##### PROVIDED DATA #####

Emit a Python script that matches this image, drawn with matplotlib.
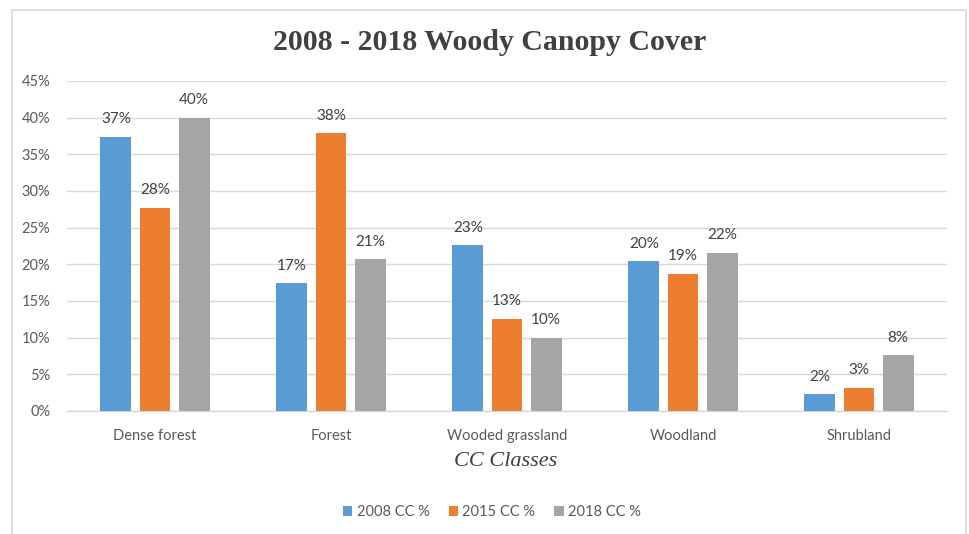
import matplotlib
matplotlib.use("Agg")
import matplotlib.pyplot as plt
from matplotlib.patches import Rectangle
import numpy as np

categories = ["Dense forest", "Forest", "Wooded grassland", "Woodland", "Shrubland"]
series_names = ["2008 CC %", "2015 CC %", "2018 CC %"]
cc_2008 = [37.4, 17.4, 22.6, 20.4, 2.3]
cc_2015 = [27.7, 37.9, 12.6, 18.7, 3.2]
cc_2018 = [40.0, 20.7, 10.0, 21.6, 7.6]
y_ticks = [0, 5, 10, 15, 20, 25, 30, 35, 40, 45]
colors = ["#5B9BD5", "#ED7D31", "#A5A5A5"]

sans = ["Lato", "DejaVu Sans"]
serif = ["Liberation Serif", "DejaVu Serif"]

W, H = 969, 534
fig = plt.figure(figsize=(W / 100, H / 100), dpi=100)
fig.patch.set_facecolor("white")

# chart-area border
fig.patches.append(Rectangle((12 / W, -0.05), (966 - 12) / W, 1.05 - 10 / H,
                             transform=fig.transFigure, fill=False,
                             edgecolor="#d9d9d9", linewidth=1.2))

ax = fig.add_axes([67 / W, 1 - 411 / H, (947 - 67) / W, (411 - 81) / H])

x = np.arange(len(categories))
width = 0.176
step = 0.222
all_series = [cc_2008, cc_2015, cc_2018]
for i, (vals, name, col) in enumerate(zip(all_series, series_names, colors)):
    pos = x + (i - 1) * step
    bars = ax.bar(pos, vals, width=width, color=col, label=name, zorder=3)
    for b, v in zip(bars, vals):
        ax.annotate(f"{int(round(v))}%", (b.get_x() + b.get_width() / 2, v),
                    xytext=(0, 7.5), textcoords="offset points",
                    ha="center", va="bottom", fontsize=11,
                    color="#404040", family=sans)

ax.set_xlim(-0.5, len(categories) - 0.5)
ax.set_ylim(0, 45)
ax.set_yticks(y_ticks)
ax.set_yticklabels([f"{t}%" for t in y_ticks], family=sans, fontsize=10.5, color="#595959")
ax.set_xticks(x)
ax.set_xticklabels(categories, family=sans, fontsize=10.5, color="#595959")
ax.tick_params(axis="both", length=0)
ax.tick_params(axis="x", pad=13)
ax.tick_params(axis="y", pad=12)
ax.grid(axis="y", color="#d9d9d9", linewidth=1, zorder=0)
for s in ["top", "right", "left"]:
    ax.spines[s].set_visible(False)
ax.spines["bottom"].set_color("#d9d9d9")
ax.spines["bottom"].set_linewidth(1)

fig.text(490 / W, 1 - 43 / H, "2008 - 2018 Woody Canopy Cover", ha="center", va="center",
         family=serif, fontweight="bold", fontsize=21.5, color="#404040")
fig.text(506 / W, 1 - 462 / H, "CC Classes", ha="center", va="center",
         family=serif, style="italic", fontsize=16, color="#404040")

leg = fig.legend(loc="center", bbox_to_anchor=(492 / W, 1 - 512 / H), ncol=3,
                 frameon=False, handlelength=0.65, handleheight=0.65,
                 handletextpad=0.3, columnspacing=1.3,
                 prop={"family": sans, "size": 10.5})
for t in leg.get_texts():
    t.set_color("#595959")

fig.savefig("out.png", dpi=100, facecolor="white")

#####

» **REQUIREMENT**
Print the listing above in full, exactly as written. Omit any pictures.

» **OUTPUT FOR THIS TASK**
Emit a Python script that matches this image, drawn with matplotlib.
import matplotlib
matplotlib.use("Agg")
import matplotlib.pyplot as plt
from matplotlib.patches import Rectangle
import numpy as np

categories = ["Dense forest", "Forest", "Wooded grassland", "Woodland", "Shrubland"]
series_names = ["2008 CC %", "2015 CC %", "2018 CC %"]
cc_2008 = [37.4, 17.4, 22.6, 20.4, 2.3]
cc_2015 = [27.7, 37.9, 12.6, 18.7, 3.2]
cc_2018 = [40.0, 20.7, 10.0, 21.6, 7.6]
y_ticks = [0, 5, 10, 15, 20, 25, 30, 35, 40, 45]
colors = ["#5B9BD5", "#ED7D31", "#A5A5A5"]

sans = ["Lato", "DejaVu Sans"]
serif = ["Liberation Serif", "DejaVu Serif"]

W, H = 969, 534
fig = plt.figure(figsize=(W / 100, H / 100), dpi=100)
fig.patch.set_facecolor("white")

# chart-area border
fig.patches.append(Rectangle((12 / W, -0.05), (966 - 12) / W, 1.05 - 10 / H,
                             transform=fig.transFigure, fill=False,
                             edgecolor="#d9d9d9", linewidth=1.2))

ax = fig.add_axes([67 / W, 1 - 411 / H, (947 - 67) / W, (411 - 81) / H])

x = np.arange(len(categories))
width = 0.176
step = 0.222
all_series = [cc_2008, cc_2015, cc_2018]
for i, (vals, name, col) in enumerate(zip(all_series, series_names, colors)):
    pos = x + (i - 1) * step
    bars = ax.bar(pos, vals, width=width, color=col, label=name, zorder=3)
    for b, v in zip(bars, vals):
        ax.annotate(f"{int(round(v))}%", (b.get_x() + b.get_width() / 2, v),
                    xytext=(0, 7.5), textcoords="offset points",
                    ha="center", va="bottom", fontsize=11,
                    color="#404040", family=sans)

ax.set_xlim(-0.5, len(categories) - 0.5)
ax.set_ylim(0, 45)
ax.set_yticks(y_ticks)
ax.set_yticklabels([f"{t}%" for t in y_ticks], family=sans, fontsize=10.5, color="#595959")
ax.set_xticks(x)
ax.set_xticklabels(categories, family=sans, fontsize=10.5, color="#595959")
ax.tick_params(axis="both", length=0)
ax.tick_params(axis="x", pad=13)
ax.tick_params(axis="y", pad=12)
ax.grid(axis="y", color="#d9d9d9", linewidth=1, zorder=0)
for s in ["top", "right", "left"]:
    ax.spines[s].set_visible(False)
ax.spines["bottom"].set_color("#d9d9d9")
ax.spines["bottom"].set_linewidth(1)

fig.text(490 / W, 1 - 43 / H, "2008 - 2018 Woody Canopy Cover", ha="center", va="center",
         family=serif, fontweight="bold", fontsize=21.5, color="#404040")
fig.text(506 / W, 1 - 462 / H, "CC Classes", ha="center", va="center",
         family=serif, style="italic", fontsize=16, color="#404040")

leg = fig.legend(loc="center", bbox_to_anchor=(492 / W, 1 - 512 / H), ncol=3,
                 frameon=False, handlelength=0.65, handleheight=0.65,
                 handletextpad=0.3, columnspacing=1.3,
                 prop={"family": sans, "size": 10.5})
for t in leg.get_texts():
    t.set_color("#595959")

fig.savefig("out.png", dpi=100, facecolor="white")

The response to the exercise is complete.